Jan Sommer at his desk with a development board
Jan Sommer at his desk with a development board

Name: Jan Sommer
Field of study: Space Science and Engineering (SpaceMaster)
Now: Institute for Software Technology

Jan Sommer studied Space Science and Engineering. Since 2015, he has been working as a research associate in the Department of Software for Space Systems and Interactive Visualisation at the DLR Institute for Software Technology. We caught up with him to learn more about his work.


Jan, what do you look forward to when coming to work in the morning?

Our department covers a range of topics, so I always enjoy exchanging views with colleagues from other teams – over a cup of tea, of course.

What are you researching or working on?

I mainly deal with issues related to the development of on-board software for space systems. This could be for satellites, experiments on sounding rockets or even an experiment for the International Space Station (ISS).

Much of my work involves designing and developing the software for each project. I also research new technologies to improve the reliability of software. These results can then be directly incorporated into projects.

What does your typical working day involve?

Just as the hardware for our experiments and missions is specially developed, all the software is tailor-made. So at the start of each project, I have to familiarise myself with the hardware platform. We usually get a development board for our desks. Then, when the initial components of the flight hardware are ready, we perform further software tests in the clean room. And finally, of course, there is the test flight.

However, much of my work is simply communication. The on-board computer is a control centre and communicates with many other parts of the system. The same applies to the members of the various working groups. We have to coordinate our work to ensure that everything runs smoothly.

"On-board software plays a major role in these projects, as there are usually no second chances in spaceflight"


Where and how is your work being used?

I’m currently involved in three projects: ReFEx, BECCAL and Alina. The aim of ReFEx is to test the re-entry of a rocket launch stage. With BECCAL, we’re trying to run a quantum experiment on the ISS and with Alina, we’re helping PTScientists to land on the Moon.

On-board software plays a major role in these projects, as there are usually no second chances in spaceflight. We have to control a large number of sensors and actuators in real time, so that the spacecraft can successfully land or enter the atmosphere.

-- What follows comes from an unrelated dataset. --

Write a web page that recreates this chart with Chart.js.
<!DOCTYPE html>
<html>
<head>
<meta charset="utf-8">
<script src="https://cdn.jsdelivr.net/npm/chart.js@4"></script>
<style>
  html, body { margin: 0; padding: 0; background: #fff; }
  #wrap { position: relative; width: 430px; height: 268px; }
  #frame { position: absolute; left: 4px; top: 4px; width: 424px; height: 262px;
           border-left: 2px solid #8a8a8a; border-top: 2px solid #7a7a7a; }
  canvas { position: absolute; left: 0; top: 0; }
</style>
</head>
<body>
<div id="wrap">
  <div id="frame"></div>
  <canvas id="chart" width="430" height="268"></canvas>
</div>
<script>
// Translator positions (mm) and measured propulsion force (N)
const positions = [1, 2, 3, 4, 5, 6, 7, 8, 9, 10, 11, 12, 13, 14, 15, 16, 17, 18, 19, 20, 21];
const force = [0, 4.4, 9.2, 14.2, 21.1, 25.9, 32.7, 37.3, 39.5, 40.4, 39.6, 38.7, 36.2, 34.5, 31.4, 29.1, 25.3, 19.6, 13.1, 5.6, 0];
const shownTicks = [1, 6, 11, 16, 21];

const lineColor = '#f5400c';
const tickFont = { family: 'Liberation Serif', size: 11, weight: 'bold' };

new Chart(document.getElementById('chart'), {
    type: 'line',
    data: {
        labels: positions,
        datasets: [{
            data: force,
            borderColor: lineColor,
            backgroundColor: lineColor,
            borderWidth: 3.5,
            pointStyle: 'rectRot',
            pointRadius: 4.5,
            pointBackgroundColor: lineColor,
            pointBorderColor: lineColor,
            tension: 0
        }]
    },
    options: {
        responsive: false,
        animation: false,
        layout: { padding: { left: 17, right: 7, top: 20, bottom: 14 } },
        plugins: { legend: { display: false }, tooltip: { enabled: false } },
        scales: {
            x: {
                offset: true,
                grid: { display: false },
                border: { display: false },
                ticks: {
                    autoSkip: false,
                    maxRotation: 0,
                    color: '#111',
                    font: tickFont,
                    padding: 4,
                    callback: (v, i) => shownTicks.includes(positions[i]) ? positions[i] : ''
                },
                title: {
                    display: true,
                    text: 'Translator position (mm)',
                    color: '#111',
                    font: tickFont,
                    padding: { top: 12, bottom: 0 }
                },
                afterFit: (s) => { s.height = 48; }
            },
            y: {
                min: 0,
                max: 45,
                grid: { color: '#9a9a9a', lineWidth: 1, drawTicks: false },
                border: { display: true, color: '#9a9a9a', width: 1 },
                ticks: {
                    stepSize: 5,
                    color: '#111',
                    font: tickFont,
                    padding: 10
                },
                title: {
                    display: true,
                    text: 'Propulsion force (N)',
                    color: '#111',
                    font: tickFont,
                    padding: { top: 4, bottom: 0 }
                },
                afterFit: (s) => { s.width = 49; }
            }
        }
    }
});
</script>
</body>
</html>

What are the highlights of your work?

On 3 December last year, the Eu:CROPIS satellite was launched into space from Vandenberg Air Force Base in California. My colleagues and I were involved in developing its on-board software, so during take-off we were at the Space Operations Centre in Oberpfaffenhofen, standing by to answer questions about the on-board software during this critical first phase. The shift work during that period was exhausting, but it was also very satisfying to see the airborne result of three years’ work. Events like that really bring the whole team together.

"Very satisfying to see the airborne result of three years’ work"

In general, space travel is a relatively small and highly international sector. You see this at workshops or conferences. This year, for example, I presented a paper at the IEEE Aerospace Conference in Montana in the United States. With several hundred speakers from around the world, you have the chance to learn about all sorts of topics.

What special skills can you make good use of in your job?

The role of software in aerospace projects is becoming increasingly important, and the demands placed upon it are ever more complex. Our software must control or communicate with a multitude of different subsystems. For me, this means liaising with colleagues from a very wide range of different areas to provide them with the best possible support. Fortunately, my Master’s programme was very broad-based and multi-disciplinary, so I can relate to the main issues that engineers have to deal with.

Leave us a final thought.

For me, what differentiates DLR from employers in the industrial sector is the comparatively high degree of freedom we have in our work. Although we know where we want our projects to go, we’re not usually told exactly how to achieve this, and discovering the solution is part of the research assignment. That means it’s relatively easy to contribute your own ideas to projects and implement them with your own initiative.